It's a red wall. Amazes me how such sentimentality can be attributed to a wall, sorry, but I really don't understand it. It honestly wouldn't bother me if the entire ground was levelled in order to build a community stadium that's able to be used every day, something that would provide the club with a constant source of substantial income.
There have been serious safety issues with the stands at Hillsborough for years. They were built facing the pitch.
I honestly don't get the angst about Oakwell. Went to Bolton Tuesday, exactly the same in terms of concourse, plastic seats, concrete steps up, turnstiles in. A stadium is a stadium. What the older ones have is history.
What’s the issue at Birmingham? The two stands that look shut appear to be the two biggest most modern ones to the right and opposite the away end
If ever a new stand was built there I personally would love them to retain the old wall and turnstiles as an historic artefact. That's our history, like the cottage is at Fulham and the old walls were at Arsenal. They've been retained so our little old wall and bogs could be too. It just needs the will to do it. I like the image of the red wall when the ground is depicted but to show it along side a new stand would be brilliant.
I worked on the foundation designs for retaining the Highbury listed facades and entrance hall, interesting stuff back in the day. Personally, I’m not particularly bothered about the Oakwell walls, but I do think retaining the old stand/roof structure has merit.
Good god no!!!! I can see the attachment to the design of the West Stand and wouldn't mind a modern reworking of it but the wall? It's just a horrible eyesore and always has been. In my eyes anyway. Maybe, if it ever goes the individual bricks could be auctioned off to those who have a sentimental attachment to it. By the sounds of it they might make a mint.
Structural repairs that were under way have taken longer/found more. So delayed the completion. A football stand is basically a large steel structure with concrete castings on it - similar to a bridge. It will always require maintenance and isolated repairs throughout its life. And that’s before you look at the fit out and services part of it. The feeling at Birmingham, is that the owners knew about the additional repairs, but were waiting for money to come in to cover it.
Do you work for the club or something? You always seem to know details of which company is laying the pitch, how much maintenance costs, any maintenance issues found etc. Are you the groundsman or something?
We should have knocked it down and rebuilt something during the year no fans were allowed in! I'd like a new modern stand with a bit of an older west stand look. I find it crazy that today's game is all-ticket, so something must have happened! It's bonkers that a 6000 away end is all ticket and they haven't even shifted 2000. Same with Bolton the other night, are these clubs mental making it all ticket whilst 1000s of seats are left unsold, must like tossing away money!

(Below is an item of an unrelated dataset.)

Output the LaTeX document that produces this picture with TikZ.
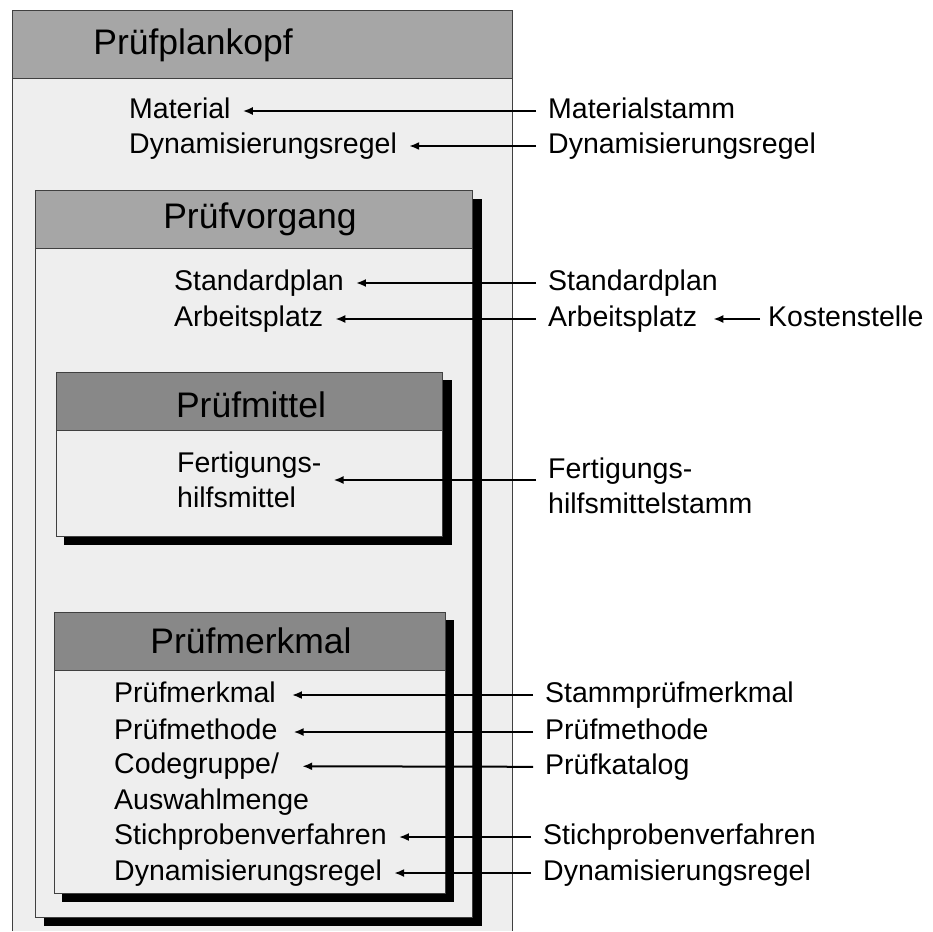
\documentclass[tikz,border=0pt]{standalone}
\usepackage{fontspec}
\setmainfont{Liberation Sans}
\usetikzlibrary{arrows.meta, positioning}
\definecolor{bodygray}{HTML}{EEEEEE}
\definecolor{headgray}{HTML}{A6A6A6}
\definecolor{darkhead}{HTML}{888888}
\definecolor{edgegray}{HTML}{404040}

\begin{document}
\begin{tikzpicture}[x=1pt, y=-1pt, >=Latex,
  frame/.style={draw=edgegray, line width=0.9pt},
  shadow/.style={fill=black},
  head/.style={inner sep=0pt, font=\fontsize{35.5}{40}\selectfont},
  entry/.style={inner sep=0pt, anchor=west, text height=20pt, text depth=6pt,
    font=\fontsize{28.5}{35}\selectfont},
  twoline/.style={inner sep=0pt, anchor=west, align=left,
    font=\fontsize{28.5}{35}\selectfont},
  link/.style={-{Latex[length=10pt, width=8pt]}, line width=2pt,
    shorten >=12pt, shorten <=12pt}]
  \useasboundingbox (0,0) rectangle (933,931);

  % Pruefplankopf
  \fill[bodygray] (12,10) rectangle (512,931);
  \draw[frame] (12,931) -- (12,10) -- (512,10) -- (512,931);
  \draw[frame, fill=headgray] (12,10) rectangle (512,78);
  \node[head] (kopf) at (193,45) {Prüfplankopf};

  % Pruefvorgang
  \fill[shadow] (44,199) rectangle (482,926);
  \draw[frame, fill=bodygray] (35,190) rectangle (472,917);
  \draw[frame, fill=headgray] (35,190) rectangle (472,248);
  \node[head] (vorgang) at (260,219) {Prüfvorgang};

  % Pruefmittel
  \fill[shadow] (64,380) rectangle (452,545);
  \draw[frame, fill=bodygray] (56,372) rectangle (442,536);
  \draw[frame, fill=darkhead] (56,372) rectangle (442,430);
  \node[head] (mittel) at (251,405) {Prüfmittel};

  % Pruefmerkmal
  \fill[shadow] (62,620) rectangle (454,902);
  \draw[frame, fill=bodygray] (54,612) rectangle (445,893);
  \draw[frame, fill=darkhead] (54,612) rectangle (445,670);
  \node[head] (merkmal) at (251,641) {Prüfmerkmal};

  % fields inside the plan
  \node[entry] (lMaterial) at (129,111) {Material};
  \node[entry] (lDynKopf) at (129,146) {Dynamisierungsregel};
  \node[entry] (lStdplan) at (174,283) {Standardplan};
  \node[entry] (lArbplatz) at (174,319) {Arbeitsplatz};
  \node[twoline] (lFert) at (177,480) {Fertigungs-\\hilfsmittel};
  \node[entry] (lPm) at (114,695) {Prüfmerkmal};
  \node[entry] (lPmeth) at (114,732) {Prüfmethode};
  \node[entry] (lCode) at (114,766) {Codegruppe/};
  \node[entry] (lAusw) at (114,802) {Auswahlmenge};
  \node[entry] (lStich) at (114,837) {Stichprobenverfahren};
  \node[entry] (lDynPm) at (114,873) {Dynamisierungsregel};

  % master data
  \node[entry] (rMatstamm) at (548,111) {Materialstamm};
  \node[entry] (rDynKopf) at (548,146) {Dynamisierungsregel};
  \node[entry] (rStdplan) at (548,283) {Standardplan};
  \node[entry] (rArbplatz) at (548,319) {Arbeitsplatz};
  \node[entry] (rKosten) at (768,319) {Kostenstelle};
  \node[twoline] (rFert) at (548,486) {Fertigungs-\\hilfsmittelstamm};
  \node[entry] (rStammpm) at (545,695) {Stammprüfmerkmal};
  \node[entry] (rPmeth) at (545,732) {Prüfmethode};
  \node[entry] (rKatalog) at (545,767) {Prüfkatalog};
  \node[entry] (rStich) at (543,837) {Stichprobenverfahren};
  \node[entry] (rDynPm) at (543,873) {Dynamisierungsregel};

  \draw[link] (rMatstamm) -- (lMaterial);
  \draw[link] (rDynKopf) -- (lDynKopf);
  \draw[link] (rStdplan) -- (lStdplan);
  \draw[link] (rArbplatz) -- (lArbplatz);
  \draw[link, shorten <=8pt, shorten >=16pt] (rKosten) -- (rArbplatz);
  \draw[link] (rFert.west |- lFert.east) -- (lFert.east);
  \draw[link, shorten >=16pt] (rStammpm) -- (lPm);
  \draw[link, shorten >=16pt] (rPmeth) -- (lPmeth);
  \draw[link, shorten >=23pt] (rKatalog) -- (lCode);
  \draw[link] (rStich) -- (lStich);
  \draw[link] (rDynPm) -- (lDynPm);
\end{tikzpicture}
\end{document}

Maybe you’d prefer it built in Sheffield or Wakefield, after all what’s with the sentimentality of it being on Grove St? We are what we are. Some things remind us of our boyhood experiences of our trips to Oakwell. The smells, the noise, the massive bloke who sat next to you…. It all is our identity. Some things have gone at Oakwell, some remain. I prefer the West Stand, it’s just “comfier”. As for the guy who said it was ok to reduce the capacity to 18000. I believe you shouldn’t go backwards. Especially if you are wanting to push on and make progress.
Why on earth would I want a new stadium building anywhere but Barnsley? Not sure why, or how you've come to that conclusion?
I'm not fussed if it remains on Grove St. But a team should play within the boundaries of its town/city.
It’s time for it to go. I know we all have affection for it but it’s an eyesore. And a cause of lost revenue. We could incorporate features like the wall into a new design. Improve it. Install some safe standing. Use it for away fans with smaller followings. Use North as additional home area most weeks.
The old west girl is mainly wooden and has seen her best days. It makes a degree of sense, but could equally be nonsense. Might be the internal politics raising its head again regarding who owns what and which bit is called Grove Street, as opposed to Oakwell. If the old west stand is the issue, there really should be an agreement that it should be demolished and replaced, or maybe just demolished. It wouldn't necessarily mean a fancy, state-of-the-art stand in its place, but just something like Northampton Town most recently built. It would serve the purpose. I have a surveyor friend who reckoned that the seating in the old west stand was genuine oak. If true, it would be worth a bit. I find it hard to believe, but he seemed pretty sure.
Birmingham have two stands shut that will cost two to three million pounds to get back open. Fulham fans haven't got their season ticket cards back because they got made abroad and getting them back to the club has been held up. We aren't the only club with farcical issues.